_Material_.
════════
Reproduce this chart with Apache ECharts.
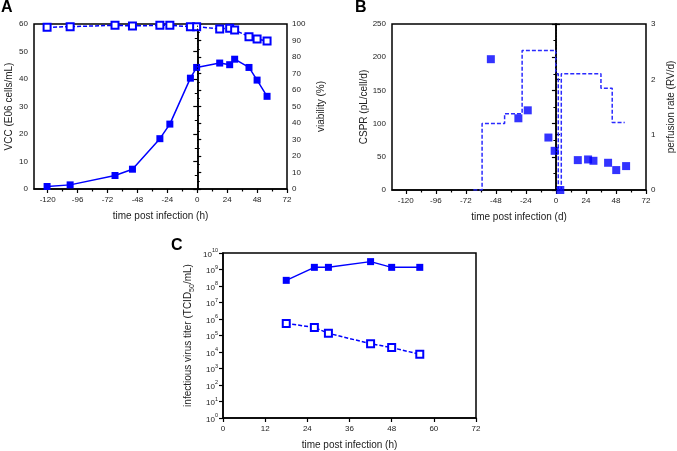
<!DOCTYPE html>
<html>
<head>
<meta charset="utf-8">
<script src="https://cdn.jsdelivr.net/npm/echarts@6/dist/echarts.min.js"></script>
<style>
html,body{margin:0;padding:0;background:#fff;}
#c{width:677px;height:451px;}
</style>
</head>
<body>
<div id="c"></div>
<script>
// ---- Panel A data ----
const timeA = [-120.5, -102, -66, -52, -30, -22, -5.5, -0.5, 18, 26, 30, 41.5, 48, 56];
const vcc = [0.9, 1.5, 4.9, 7.2, 18.3, 23.6, 40.3, 44.2, 45.8, 45.2, 47.2, 44.2, 39.6, 33.7];
const viability = [98.0, 98.4, 99.2, 98.8, 99.2, 99.2, 98.4, 98.4, 97.0, 97.4, 96.4, 92.3, 90.9, 89.7];
// ---- Panel B data ----
const timeB = [-52, -30, -22.5, -6, -1, 3.5, 17.5, 25.7, 30, 41.7, 48.2, 56.1];
const cspr = [197, 108, 120, 79, 59, 0, 45, 46, 44, 41, 30, 36];
const perfTime = [-66, -59, -41, -27, 0, 1.9, 4.3, 36, 45, 55];
const perfRate = [0, 1.2, 1.38, 2.52, 2.1, 0, 2.1, 1.84, 1.22, 1.22];
// ---- Panel C data ----
const timeC = [18, 26, 30, 42, 48, 56];
const titerSolid = [2.2e8, 1.35e9, 1.35e9, 3.0e9, 1.35e9, 1.35e9];
const titerOpen = [5.4e5, 3.1e5, 1.35e5, 3.2e4, 1.85e4, 7.3e3];
// ---- tick labels ----
const xMajorAB = [-120, -96, -72, -48, -24, 0, 24, 48, 72];
const xMinorAB = [-108, -84, -60, -36, -12, 12, 36, 60];
const xTicksC = [0, 12, 24, 36, 48, 60, 72];

const BLUE = '#0000ff';
const FONT = 'Liberation Sans, Arial, sans-serif';
const tickLbl = {color: '#222', fontSize: 8, fontFamily: FONT};
const nameTS = {color: '#222', fontSize: 10, fontFamily: FONT};
const axLine = {show: true, lineStyle: {color: '#000', width: 1.5}};
const axTick = {show: true, inside: false, length: 4, lineStyle: {color: '#000', width: 1.2}};
const minorT = {show: true, splitNumber: 2, length: 2.5, lineStyle: {color: '#000', width: 1}};
const zip = (a, b) => a.map((v, i) => [v, b[i]]);

const chart = echarts.init(document.getElementById('c'), null, {renderer: 'canvas'});

const gridBase = {show: true, borderColor: '#000', borderWidth: 1.5, backgroundColor: 'transparent', containLabel: false};

const option = {
  animation: false,
  backgroundColor: '#fff',
  textStyle: {fontFamily: FONT},
  graphic: [
    {type: 'text', left: 1, top: 0, style: {text: 'A', font: 'bold 16px ' + FONT, fill: '#000'}},
    {type: 'text', left: 355, top: 0, style: {text: 'B', font: 'bold 16px ' + FONT, fill: '#000'}},
    {type: 'text', left: 171, top: 238, style: {text: 'C', font: 'bold 16px ' + FONT, fill: '#000'}}
  ],
  grid: [
    Object.assign({left: 34, top: 24, width: 253, height: 165}, gridBase),
    Object.assign({left: 392, top: 24, width: 254, height: 166}, gridBase),
    Object.assign({left: 223, top: 253, width: 253, height: 166}, gridBase)
  ],
  xAxis: [
    {gridIndex: 0, type: 'value', min: -131, max: 72, position: 'bottom',
     axisLine: axLine, axisTick: Object.assign({}, axTick, {customValues: xMajorAB}),
     axisLabel: Object.assign({}, tickLbl, {customValues: xMajorAB, margin: 7}),
     splitLine: {show: false},
     name: 'time post infection (h)', nameLocation: 'middle', nameGap: 22, nameTextStyle: nameTS},
    {gridIndex: 0, type: 'value', min: -131, max: 72, position: 'bottom',
     axisLine: {show: false}, axisTick: Object.assign({}, axTick, {length: 2.5, customValues: xMinorAB}),
     axisLabel: {show: false, customValues: xMinorAB}, splitLine: {show: false}},
    {gridIndex: 1, type: 'value', min: -131, max: 72, position: 'bottom',
     axisLine: axLine, axisTick: Object.assign({}, axTick, {customValues: xMajorAB}),
     axisLabel: Object.assign({}, tickLbl, {customValues: xMajorAB, margin: 7}),
     splitLine: {show: false},
     name: 'time post infection (d)', nameLocation: 'middle', nameGap: 22, nameTextStyle: nameTS},
    {gridIndex: 1, type: 'value', min: -131, max: 72, position: 'bottom',
     axisLine: {show: false}, axisTick: Object.assign({}, axTick, {length: 2.5, customValues: xMinorAB}),
     axisLabel: {show: false, customValues: xMinorAB}, splitLine: {show: false}},
    {gridIndex: 2, type: 'value', min: 0, max: 72, position: 'bottom',
     axisLine: axLine, axisTick: Object.assign({}, axTick, {customValues: xTicksC}),
     axisLabel: Object.assign({}, tickLbl, {customValues: xTicksC, margin: 7}),
     splitLine: {show: false},
     name: 'time post infection (h)', nameLocation: 'middle', nameGap: 22, nameTextStyle: nameTS}
  ],
  yAxis: [
    {gridIndex: 0, type: 'value', min: 0, max: 60, interval: 10, position: 'left',
     axisLine: axLine, axisTick: axTick, minorTick: minorT, splitLine: {show: false}, minorSplitLine: {show: false},
     axisLabel: Object.assign({}, tickLbl, {margin: 6}),
     name: 'VCC (E06 cells/mL)', nameLocation: 'middle', nameGap: 20, nameTextStyle: nameTS},
    {gridIndex: 0, type: 'value', min: 0, max: 100, interval: 10, position: 'right',
     axisLine: axLine, axisTick: axTick, minorTick: minorT, splitLine: {show: false}, minorSplitLine: {show: false},
     axisLabel: Object.assign({}, tickLbl, {margin: 5}),
     name: 'viability (%)', nameLocation: 'middle', nameGap: 29, nameRotate: 90, nameTextStyle: nameTS},
    {gridIndex: 1, type: 'value', min: 0, max: 250, interval: 50, position: 'left',
     axisLine: axLine, axisTick: axTick, minorTick: minorT, splitLine: {show: false}, minorSplitLine: {show: false},
     axisLabel: Object.assign({}, tickLbl, {margin: 6}),
     name: 'CSPR (pL/cell/d)', nameLocation: 'middle', nameGap: 22, nameTextStyle: nameTS},
    {gridIndex: 1, type: 'value', min: 0, max: 3, interval: 1, position: 'right',
     axisLine: axLine, axisTick: axTick, splitLine: {show: false},
     axisLabel: Object.assign({}, tickLbl, {margin: 5}),
     name: 'perfusion rate (RV/d)', nameLocation: 'middle', nameGap: 20, nameRotate: 90, nameTextStyle: nameTS},
    {gridIndex: 2, type: 'log', logBase: 10, min: 1, max: 1e10, interval: 1, position: 'left',
     axisLine: axLine, axisTick: axTick, splitLine: {show: false},
     axisLabel: Object.assign({}, tickLbl, {margin: 5,
       formatter: function (v) { const e = Math.round(Math.log10(v)); return '{b|10}{s|' + e + '}'; },
       rich: {b: {fontSize: 8, color: '#222', fontFamily: FONT, verticalAlign: 'bottom', lineHeight: 11},
              s: {fontSize: 5.5, color: '#222', fontFamily: FONT, verticalAlign: 'top', lineHeight: 11}}}),
     name: '{t|infectious virus titer (TCID}{s|50}{t|/mL)}', nameLocation: 'middle', nameGap: 27,
     nameTextStyle: {rich: {t: {fontSize: 10, color: '#222', fontFamily: FONT, verticalAlign: 'top', lineHeight: 13},
                            s: {fontSize: 7, color: '#222', fontFamily: FONT, verticalAlign: 'bottom', lineHeight: 13}}}}
  ],
  series: [
    {type: 'line', xAxisIndex: 0, yAxisIndex: 0, data: zip(timeA, vcc),
     symbol: 'rect', symbolSize: 7, itemStyle: {color: BLUE}, lineStyle: {color: BLUE, width: 1.5}, z: 3,
     markLine: {silent: true, symbol: 'none', label: {show: false},
                lineStyle: {color: '#000', type: [1.5, 1.5], width: 0.8}, data: [{xAxis: 0}]}},
    {type: 'line', xAxisIndex: 0, yAxisIndex: 1, data: zip(timeA, viability),
     symbol: 'emptyRect', symbolSize: 7, itemStyle: {color: BLUE, borderColor: BLUE, borderWidth: 1.5},
     lineStyle: {color: BLUE, width: 1.5, type: [4, 2]}, z: 3},
    {type: 'line', xAxisIndex: 2, yAxisIndex: 3, data: zip(perfTime, perfRate), step: 'end',
     symbol: 'none', lineStyle: {color: '#2a2aff', width: 1.5, type: [4, 2]}, z: 2,
     markLine: {silent: true, symbol: 'none', label: {show: false},
                lineStyle: {color: '#000', type: [1.5, 1.5], width: 0.8}, data: [{xAxis: 0}]}},
    {type: 'scatter', xAxisIndex: 2, yAxisIndex: 2, data: zip(timeB, cspr),
     symbol: 'rect', symbolSize: 8, itemStyle: {color: BLUE}, z: 4},
    {type: 'line', xAxisIndex: 4, yAxisIndex: 4, data: zip(timeC, titerSolid),
     symbol: 'rect', symbolSize: 7, itemStyle: {color: BLUE}, lineStyle: {color: BLUE, width: 1.5}},
    {type: 'line', xAxisIndex: 4, yAxisIndex: 4, data: zip(timeC, titerOpen),
     symbol: 'emptyRect', symbolSize: 7, itemStyle: {color: BLUE, borderColor: BLUE, borderWidth: 1.5},
     lineStyle: {color: BLUE, width: 1.5, type: [4, 2]}}
  ]
};
chart.setOption(option);
</script>
</body>
</html>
════════
Restate exactly, please, only the lines between the start of the data and the line containing "const xTicksC = [0, 12, 24, 36, 48, 60, 72];", both ends included, skipping the pictures.

_Written solution_.
Reproduce this chart with Apache ECharts.
<!DOCTYPE html>
<html>
<head>
<meta charset="utf-8">
<script src="https://cdn.jsdelivr.net/npm/echarts@6/dist/echarts.min.js"></script>
<style>
html,body{margin:0;padding:0;background:#fff;}
#c{width:677px;height:451px;}
</style>
</head>
<body>
<div id="c"></div>
<script>
// ---- Panel A data ----
const timeA = [-120.5, -102, -66, -52, -30, -22, -5.5, -0.5, 18, 26, 30, 41.5, 48, 56];
const vcc = [0.9, 1.5, 4.9, 7.2, 18.3, 23.6, 40.3, 44.2, 45.8, 45.2, 47.2, 44.2, 39.6, 33.7];
const viability = [98.0, 98.4, 99.2, 98.8, 99.2, 99.2, 98.4, 98.4, 97.0, 97.4, 96.4, 92.3, 90.9, 89.7];
// ---- Panel B data ----
const timeB = [-52, -30, -22.5, -6, -1, 3.5, 17.5, 25.7, 30, 41.7, 48.2, 56.1];
const cspr = [197, 108, 120, 79, 59, 0, 45, 46, 44, 41, 30, 36];
const perfTime = [-66, -59, -41, -27, 0, 1.9, 4.3, 36, 45, 55];
const perfRate = [0, 1.2, 1.38, 2.52, 2.1, 0, 2.1, 1.84, 1.22, 1.22];
// ---- Panel C data ----
const timeC = [18, 26, 30, 42, 48, 56];
const titerSolid = [2.2e8, 1.35e9, 1.35e9, 3.0e9, 1.35e9, 1.35e9];
const titerOpen = [5.4e5, 3.1e5, 1.35e5, 3.2e4, 1.85e4, 7.3e3];
// ---- tick labels ----
const xMajorAB = [-120, -96, -72, -48, -24, 0, 24, 48, 72];
const xMinorAB = [-108, -84, -60, -36, -12, 12, 36, 60];
const xTicksC = [0, 12, 24, 36, 48, 60, 72];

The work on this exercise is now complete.